Erguendo um machado, e esquecendo, em minha ira, o pavor infantil que até então detivera minha mão, dirigi um golpe contra o animal que, sem dúvida, teria se provado instantaneamente fatal caso houvesse descido como eu desejara. Mas o golpe foi interrompido pela mão de minha esposa. Instigado por essa interferência numa fúria mais do que demoníaca, libertei meu braço e enterrei o machado em seu cérebro. Ela tombou morta imediatamente, sem um gemido (POE, 2012, p. 88). 

O discurso é nitidamente violento, e o campo semântico cria uma base interessante para o seu impulso, havendo, logo em seguida, uma ocultação de cadáver por parte do narrador-personagem, que chega a evidenciar, através de uma enunciação expositiva, o passo a passo que executou para, perfeitamente, esconder o cadáver da mulher atrás de uma sólida parede da sua casa. Surpreendentemente, contudo, lembrando que a surpresa é um dos principais elementos das obras de Poe, o gato desmascara o confiante e mais tranquilo protagonista com os seus miados, ou melhor, com o seu uivo, como diz o próprio personagem principal, o que desencadeia o ápice do horror no conto: 

O cadáver, já grandemente decomposto e coberto de crostas de sangue, surgiu ereto ante os olhos dos presentes. Em sua cabeça, com a boca vermelha escancarada e um olho solitário de fogo, estava a hedionda criatura cuja astúcia me levara ao assassinato, e cuja voz delatora me condenara à corda do carrasco. Eu emparedara o monstro dentro da tumba! (POE, 2012, p. 92). 

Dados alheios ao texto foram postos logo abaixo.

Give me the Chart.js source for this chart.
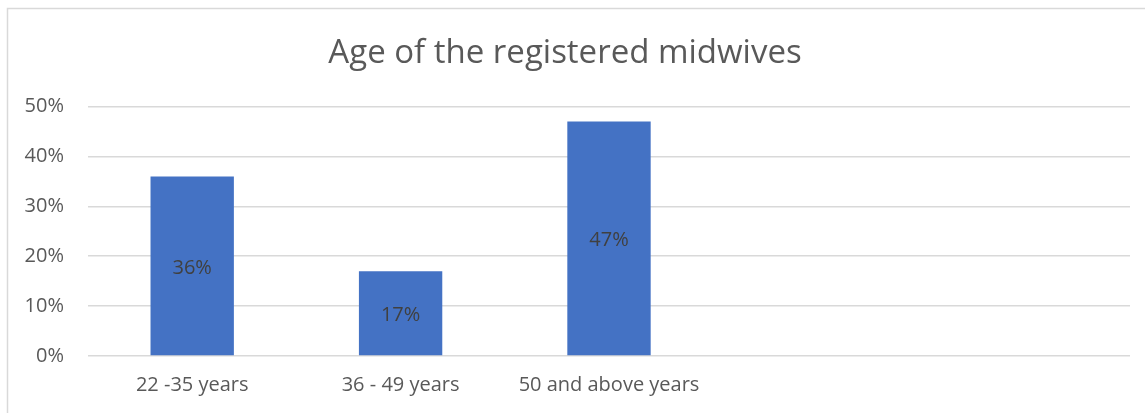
<!DOCTYPE html>
<html>
<head>
<meta charset="utf-8">
<script src="https://cdn.jsdelivr.net/npm/chart.js@4/dist/chart.umd.min.js"></script>
<style>
  html, body { margin: 0; padding: 0; background: #fff; }
  #wrap { width: 1145px; height: 413px; position: relative; }
</style>
</head>
<body>
<div id="wrap"><canvas id="grafico"></canvas></div>
<script>
const categorias = ['22 -35 years', '36 - 49 years', '50 and above years', '', ''];
const porcentajes = [36, 17, 47, null, null];
const ticksY = [0, 10, 20, 30, 40, 50];

const fuente = "'Open Sans', 'Noto Sans', sans-serif";

// marco gris alrededor del gráfico
const marco = {
  id: 'marco',
  beforeDraw(chart) {
    const ctx = chart.ctx;
    ctx.save();
    ctx.strokeStyle = '#d9d9d9';
    ctx.lineWidth = 1.5;
    ctx.strokeRect(7.5, 8.5, chart.width + 20, chart.height + 20);
    ctx.restore();
  }
};

// etiquetas de valor centradas en cada barra
const etiquetas = {
  id: 'etiquetas',
  afterDatasetsDraw(chart) {
    const ctx = chart.ctx;
    const meta = chart.getDatasetMeta(0);
    ctx.save();
    ctx.font = '20px ' + fuente;
    ctx.fillStyle = '#404040';
    ctx.textAlign = 'center';
    ctx.textBaseline = 'middle';
    meta.data.forEach((bar, i) => {
      const v = porcentajes[i];
      if (v == null) return;
      ctx.fillText(v + '%', bar.x, (bar.y + bar.base) / 2 + 2);
    });
    ctx.restore();
  }
};

new Chart(document.getElementById('grafico'), {
  type: 'bar',
  data: {
    labels: categorias,
    datasets: [{
      data: porcentajes,
      backgroundColor: '#4472C4',
      categoryPercentage: 1,
      barPercentage: 0.4
    }]
  },
  options: {
    responsive: true,
    maintainAspectRatio: false,
    animation: false,
    layout: { padding: { left: 0, right: 15, top: 0, bottom: 0 } },
    plugins: {
      legend: { display: false },
      tooltip: { enabled: false },
      title: {
        display: true,
        text: 'Age of the registered midwives',
        color: '#595959',
        font: { family: fuente, size: 33, weight: 'normal', lineHeight: 1.2 },
        padding: { top: 34, bottom: 33 }
      }
    },
    scales: {
      x: {
        grid: { display: false, drawTicks: false },
        border: { display: false },
        ticks: { color: '#595959', font: { family: fuente, size: 20 }, padding: 17, maxRotation: 0 },
        afterFit(scale) { scale.height = 57; }
      },
      y: {
        min: 0,
        max: 50,
        afterBuildTicks(scale) { scale.ticks = ticksY.map(v => ({ value: v })); },
        grid: { color: '#d9d9d9', lineWidth: 1.5, drawTicks: false },
        border: { display: false },
        ticks: {
          color: '#595959',
          font: { family: fuente, size: 20 },
          padding: 24,
          callback: v => v + '%'
        },
        afterFit(scale) { scale.width = 88; }
      }
    }
  },
  plugins: [marco, etiquetas]
});
</script>
</body>
</html>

A gradual transformação do narrador-personagem em um monstro, a presença fantasmagórica do gato, o jogo constante de câmbios estilísticos das enunciações, além de outros muitos fatores, pendem a composição de “O Gato Preto”, decerto um dos textos mais conhecidos de Edgar Allan Poe, a uma das suas mais brilhantes criações.

Referências

POE, Edgar Allan. O Gato Preto. In: POE, Edgar Allan. Contos de Imaginação e Mistério. São Paulo: Tordesilhas, 2012. p. 81-92. 

TODOROV, Tzvetan. A Gramática da Narrativa. In: TODOROV, Tzvetan. As Estruturas Narrativas. São Paulo: Perspectiva, 2006. p. 135-146.